I’m interested in more about your ToC script. You’re getting it from the feed, and just figuring the entries in the feed comprise the latest ToC? (I hadn’t realized xISSN had feed info now; is it harvested from the ticToc project so the same data available there? Or is it data OCLC has harvested in another way?)
The feed theoretically includes _links_ to each of the articles, yeah? But are you just ignoring the links and not including them in your display, or are you including them? Ignoring them might make sense, since the links may or may not lead to an “appropriate copy” your users are licensed to see.
That appropriate copy/licensing problem is what, in the thought experiments in my head, kept me from using those RSS feeds at all. But I hadn’t thought of using them as a “latest table of contents”, without worrying about the links to maybe full text, which may or may not work for my users.
This project would, in my opinion, be a pretty good topic for a relatively concise short article in the Code4Lib Journal, if you’re interested.
Jonathan,
OCLC harvests the data from TicTocs for the rssurl field. Since TicTocs makes the assumption that the feed is for the most recent articles I make the same assumption in my script. The javascript right now just returns the first 5 entries but it can easily be modified to return more. The linking issue is a problem. I have it setup to go the the link for each entry which typically takes you back to the publisher’s site. Many of the feeds contain the article title, link, and a summary of the article. Sometimes the summary has source information. What would be really nice is if the feeds all had metadata to create an OpenURL in them. COiNs maybe or something else. What way one could build an OpenURL to an appropriate resolver. Having the feed built with OpenURLs that pass through the OCLC OpenURL gateway might be another solution.
If you want to see a mockup in action go to http://www.librarywebchic.net/mashups/journal_enhancements/jal.html
For me this script was a baby step towards thinking about how to get users connected with the latest information from a given journal.
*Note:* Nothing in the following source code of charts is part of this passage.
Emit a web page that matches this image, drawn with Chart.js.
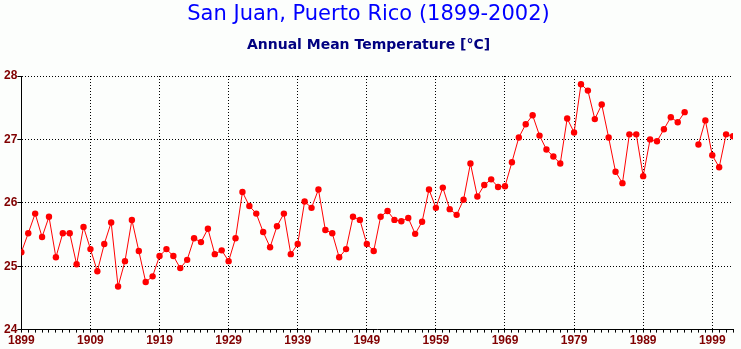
<!DOCTYPE html>
<html>
<head>
<meta charset="utf-8">
<script src="https://cdn.jsdelivr.net/npm/chart.js@4/dist/chart.umd.min.js"></script>
<style>
  html, body { margin: 0; padding: 0; background: #fcfefc; }
  canvas { display: block; }
</style>
</head>
<body>
<canvas id="tempChart" width="741" height="349"></canvas>
<script>
// --- Data: San Juan annual mean temperature, 1899-2002 (1996 missing) ---
const years = [
    1899, 1900, 1901, 1902, 1903, 1904, 1905, 1906, 1907, 1908,
    1909, 1910, 1911, 1912, 1913, 1914, 1915, 1916, 1917, 1918,
    1919, 1920, 1921, 1922, 1923, 1924, 1925, 1926, 1927, 1928,
    1929, 1930, 1931, 1932, 1933, 1934, 1935, 1936, 1937, 1938,
    1939, 1940, 1941, 1942, 1943, 1944, 1945, 1946, 1947, 1948,
    1949, 1950, 1951, 1952, 1953, 1954, 1955, 1956, 1957, 1958,
    1959, 1960, 1961, 1962, 1963, 1964, 1965, 1966, 1967, 1968,
    1969, 1970, 1971, 1972, 1973, 1974, 1975, 1976, 1977, 1978,
    1979, 1980, 1981, 1982, 1983, 1984, 1985, 1986, 1987, 1988,
    1989, 1990, 1991, 1992, 1993, 1994, 1995, 1996, 1997, 1998,
    1999, 2000, 2001, 2002
];

const meanTemp = [
    25.22, 25.52, 25.83, 25.46, 25.78, 25.14, 25.52, 25.52, 25.03, 25.62,
    25.27, 24.92, 25.35, 25.69, 24.68, 25.08, 25.73, 25.24, 24.75, 24.84,
    25.16, 25.27, 25.16, 24.97, 25.10, 25.44, 25.38, 25.59, 25.19, 25.25,
    25.08, 25.44, 26.17, 25.95, 25.83, 25.54, 25.30, 25.63, 25.83, 25.19,
    25.35, 26.02, 25.92, 26.21, 25.57, 25.52, 25.14, 25.27, 25.78, 25.73,
    25.35, 25.24, 25.78, 25.87, 25.73, 25.71, 25.76, 25.51, 25.70, 26.21,
    25.92, 26.24, 25.90, 25.81, 26.05, 26.62, 26.10, 26.28, 26.37, 26.25,
    26.26, 26.64, 27.03, 27.24, 27.38, 27.06, 26.84, 26.73, 26.62, 27.33,
    27.11, 27.87, 27.77, 27.32, 27.55, 27.03, 26.49, 26.31, 27.08, 27.08,
    26.42, 27.00, 26.97, 27.16, 27.35, 27.27, 27.43, null, 26.92, 27.30,
    26.75, 26.56, 27.08, 27.05
];

// decade marks carry a label and a dotted grid line
const decadeYears = [1909, 1919, 1929, 1939, 1949, 1959, 1969, 1979, 1989, 1999];
const labelYears = [1899].concat(decadeYears);
const tempTicks = [24, 25, 26, 27, 28];

const labelFont = { family: "'Liberation Sans', Arial, sans-serif", size: 12, weight: 'bold' };
const labelColor = '#800000';
const clear = 'rgba(0,0,0,0)';

const points = years.map((y, i) => ({ x: y, y: meanTemp[i] }));

new Chart(document.getElementById('tempChart'), {
    type: 'line',
    data: {
        datasets: [{
            data: points,
            borderColor: '#ff0000',
            backgroundColor: '#ff0000',
            borderWidth: 1,
            pointRadius: 3.2,
            pointHoverRadius: 3.2,
            pointBorderWidth: 0,
            spanGaps: false,
            tension: 0
        }]
    },
    options: {
        responsive: false,
        animation: false,
        layout: { padding: { left: 4, right: 8, bottom: 0, top: 0 } },
        plugins: {
            legend: { display: false },
            tooltip: { enabled: false },
            title: {
                display: true,
                text: 'San Juan, Puerto Rico (1899-2002)',
                color: '#0000ff',
                font: { family: "'DejaVu Sans', sans-serif", size: 21, weight: 'normal' },
                padding: { top: 2, bottom: 6 }
            },
            subtitle: {
                display: true,
                text: 'Annual Mean Temperature [°C]',
                color: '#000080',
                font: { family: "'DejaVu Sans', sans-serif", size: 14, weight: 'bold' },
                padding: { top: 4, bottom: 22 }
            }
        },
        scales: {
            x: {
                type: 'linear',
                min: years[0],
                max: years[years.length - 1],
                afterBuildTicks: (axis) => {
                    axis.ticks = years.map(v => ({ value: v }));
                },
                ticks: {
                    autoSkip: false,
                    maxRotation: 0,
                    padding: 1,
                    color: labelColor,
                    font: labelFont,
                    callback: (v) => labelYears.includes(v) ? String(v) : ''
                },
                grid: {
                    color: (c) => c.tick && decadeYears.includes(c.tick.value) ? '#000000' : clear,
                    tickColor: '#000000',
                    tickLength: 3,
                    lineWidth: 1,
                    tickBorderDash: []
                },
                // border.dash sets the dotted grid; the axis line itself stays solid
                border: { display: true, color: '#000000', width: 1, dash: [1, 2] }
            },
            y: {
                min: 24,
                max: 28,
                afterBuildTicks: (axis) => {
                    axis.ticks = tempTicks.map(v => ({ value: v }));
                },
                ticks: {
                    padding: 0,
                    color: labelColor,
                    font: labelFont
                },
                grid: {
                    color: (c) => c.tick && c.tick.value > 24 ? '#000000' : clear,
                    tickColor: '#000000',
                    tickLength: 4,
                    lineWidth: 1,
                    tickBorderDash: []
                },
                border: { display: true, color: '#000000', width: 1, dash: [1, 2] }
            }
        }
    }
});
</script>
</body>
</html>
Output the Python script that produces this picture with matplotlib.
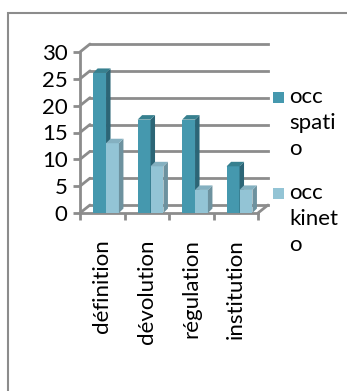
import matplotlib.pyplot as plt
from matplotlib.patches import Polygon, Rectangle, ConnectionPatch
from matplotlib.transforms import ScaledTranslation

categories = ['définition', 'dévolution', 'régulation', 'institution']
occ_spatio = [26.1, 17.4, 17.4, 8.7]
occ_kineto = [13.0, 8.7, 4.3, 4.3]
series_names = ['occ\nspati\no', 'occ\nkinet\no']
yticks = [0, 5, 10, 15, 20, 25, 30]

GRID = '#8c8c8c'
dark = ('#4598ae', '#2c6576', '#37808f')   # front, side, top
light = ('#93c4d5', '#6d929f', '#84b0c0')

plt.rcParams['font.family'] = ['Lato', 'DejaVu Sans']

W, H = 347, 391
fig = plt.figure(figsize=(W / 100, H / 100), dpi=100)

# outer frame of the chart area
fig.patches.append(Rectangle((8 / W, -0.2), 1.2, 0.2 + 1 - 13 / H, transform=fig.transFigure,
                             fill=False, ec=GRID, lw=1.5))

x0, x1, y0, y1 = 80, 258, 213, 52
ax = fig.add_axes([x0 / W, 1 - y0 / H, (x1 - x0) / W, (y0 - y1) / H])
ax.set_xlim(-0.5, 3.5)
ax.set_ylim(0, 30)
ax.patch.set_visible(False)
for s in ['top', 'right']:
    ax.spines[s].set_visible(False)
for s in ['left', 'bottom']:
    ax.spines[s].set_color(GRID)
    ax.spines[s].set_linewidth(2)

# back wall offset (pixels)
back = ax.transData + ScaledTranslation(10 / 100, 8 / 100, fig.dpi_scale_trans)
for t in yticks:
    ax.plot([-0.5, 3.5], [t, t], color=GRID, lw=2, transform=back, zorder=1, clip_on=False)
    ax.add_artist(ConnectionPatch((-0.5, t), (-0.5, t), coordsA=ax.transData, coordsB=back,
                                  color=GRID, lw=2, zorder=1))
ax.add_artist(ConnectionPatch((3.5, 0), (3.5, 0), coordsA=ax.transData, coordsB=back,
                              color=GRID, lw=2, zorder=1))

ax.set_yticks(yticks)
ax.set_xticks([-0.5, 0.5, 1.5, 2.5, 3.5])
ax.set_xticklabels([])
ax.set_xticks(range(len(categories)), minor=True)
ax.set_xticklabels(categories, minor=True, rotation=90, fontsize=16)
ax.tick_params(axis='x', which='minor', length=0, pad=19)
ax.tick_params(axis='both', which='major', direction='out', length=5, width=2, color=GRID)
ax.tick_params(axis='y', labelsize=16, pad=4)

# bars with a little depth
bw = 0.29
ppx = (x1 - x0) / 4.0
ppy = (y0 - y1) / 30.0
dx, dy = 4.5 / ppx, 4.5 / ppy


def bar3d(xs, hs, cols):
    ax.bar(xs, hs, width=bw, color=cols[0], zorder=3, linewidth=0)
    for x, h in zip(xs, hs):
        l, r = x - bw / 2, x + bw / 2
        ax.add_patch(Polygon([(r, 0), (r, h), (r + dx, h + dy), (r + dx, dy)],
                             closed=True, fc=cols[1], lw=0, zorder=3))
        ax.add_patch(Polygon([(l, h), (r, h), (r + dx, h + dy), (l + dx, h + dy)],
                             closed=True, fc=cols[2], lw=0, zorder=3))


idx = range(len(categories))
bar3d([i - 0.06 for i in idx], occ_spatio, dark)
bar3d([i + 0.23 for i in idx], occ_kineto, light)

# legend
for k, (name, col) in enumerate(zip(series_names, [dark[0], light[0]])):
    ytop = 92 + k * 96
    fig.patches.append(Rectangle((273 / W, 1 - (ytop + 11) / H), 11 / W, 11 / H,
                                 transform=fig.transFigure, fc=col, ec='none'))
    fig.text(289 / W, 1 - (ytop - 5) / H, name, fontsize=16, va='top', ha='left',
             linespacing=1.38)

fig.savefig('out.png', dpi=100)
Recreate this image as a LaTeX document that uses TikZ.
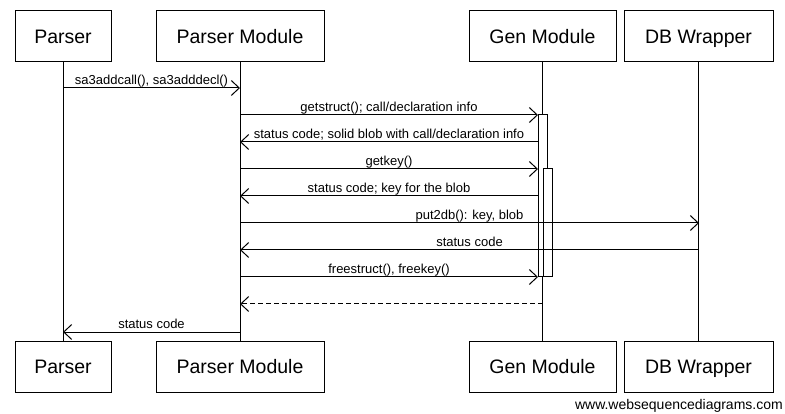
\documentclass[tikz,border=0pt]{standalone}
\usepackage{fontspec}
\setmainfont{Liberation Sans}
\usetikzlibrary{arrows.meta}

\tikzset{
    actor/.style={draw, line width=1pt, minimum height=51pt, inner sep=0pt, text height=14pt, text depth=0pt, font=\fontsize{19.5}{22}\selectfont},
    msg/.style={line width=1pt, -{Straight Barb[length=8pt,width=15pt,line width=1pt]}},
    reply/.style={msg, dash pattern=on 5pt off 3pt},
    lbl/.style={anchor=base, inner sep=0pt, yshift=3pt, font=\fontsize{13}{15}\selectfont},
    act/.style={draw, fill=white, line width=1pt},
}

\begin{document}
\begin{tikzpicture}[x=1pt,y=-1pt]
    \useasboundingbox (0,0) rectangle (785,414);

    % participants
    \node[actor, minimum width=96pt] (parserT) at (63,36.5) {Parser};
    \node[actor, minimum width=168pt] (pmodT) at (240,36.5) {Parser Module};
    \node[actor, minimum width=147pt] (genT) at (542.5,36.5) {Gen Module};
    \node[actor, minimum width=149pt] (dbT) at (698.5,36.5) {DB Wrapper};
    \node[actor, minimum width=96pt] (parserB) at (63,366.5) {Parser};
    \node[actor, minimum width=168pt] (pmodB) at (240,366.5) {Parser Module};
    \node[actor, minimum width=147pt] (genB) at (542.5,366.5) {Gen Module};
    \node[actor, minimum width=149pt] (dbB) at (698.5,366.5) {DB Wrapper};

    % lifelines
    \draw[line width=1pt](parserT.south)--(parserB.north);
    \draw[line width=1pt](pmodT.south)--(pmodB.north);
    \draw[line width=1pt](genT.south)--(genB.north);
    \draw[line width=1pt](dbT.south)--(dbB.north);

    % activations of Gen Module
    \draw[act](538,115)rectangle(547,277);
    \draw[act](543,169)rectangle(552,277);

    % message ends
    \coordinate (p1) at (63,88);   \coordinate (m1) at (240,88);
    \coordinate (m2) at (240,115); \coordinate (g2) at (538,115);
    \coordinate (m3) at (240,142); \coordinate (g3) at (538,142);
    \coordinate (m4) at (240,169); \coordinate (g4) at (538,169);
    \coordinate (m5) at (240,196); \coordinate (g5) at (538,196);
    \coordinate (m6) at (240,223); \coordinate (d6) at (699,223);
    \coordinate (m7) at (240,250); \coordinate (d7) at (699,250);
    \coordinate (m8) at (240,277); \coordinate (g8) at (538,277);
    \coordinate (m9) at (240,304); \coordinate (g9) at (542.5,304);
    \coordinate (p10) at (63,332); \coordinate (m10) at (240,332);

    % messages
    \draw[msg](p1)--node[lbl]{sa3addcall(), sa3adddecl()}(m1);
    \draw[msg](m2)--node[lbl]{getstruct(); call/declaration info}(g2);
    \draw[msg](g3)--node[lbl]{status code; solid blob with call/declaration info}(m3);
    \draw[msg](m4)--node[lbl]{getkey()}(g4);
    \draw[msg](g5)--node[lbl]{status code; key for the blob}(m5);
    \draw[msg](m6)--node[lbl]{put2db(): key, blob}(d6);
    \draw[msg](d7)--node[lbl]{status code}(m7);
    \draw[msg](m8)--node[lbl]{freestruct(), freekey()}(g8);
    \draw[reply](g9)--(m9);
    \draw[msg](m10)--node[lbl]{status code}(p10);

    \node[anchor=base east, inner sep=0pt, font=\fontsize{14}{16}\selectfont] (credit) at (783,409) {www.websequencediagrams.com};
\end{tikzpicture}
\end{document}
I’d like to take it further. If you’d like to collaborate, drop me an email coombsk [at] oclc.org
Also I’ll be demo-ing and talking about the script at code4lib as part of my presentation “7 Ways to Enhance Library Interfaces with OCLC Web Services”. So you’re welcome to ask me questions there if you’re going.
Thanks Karen. I agree sending the user through an appropriate link resolver instead of to the publisher would be best (that’s what a link resolver is for).
Sadly, there’s no standardized way for an RSS/Atom feed to include structured citation information (via OpenURL or otherwise). And even if there were such a recognized way, it would be unlikely that most of these publishers feeds would support it.
But I’m thinking that it might be worthwhile to present the latest articles (with summaries if available) even without any links at all, just as, well, table of contents, to be evaluative information on the journal itself, for the patron to see what sorts of stuff an unknown journal carries. Not sure if it’s better to leave the links out, or to include links that may lead the user to a pay wall. I guess testing could be done!
While publishers might not find it worthwhile to add this information, even though Atom and RSS don’t have fields for this information, both are extensible so a schema that supports citation information could be added and used to provide information for OpenURL building.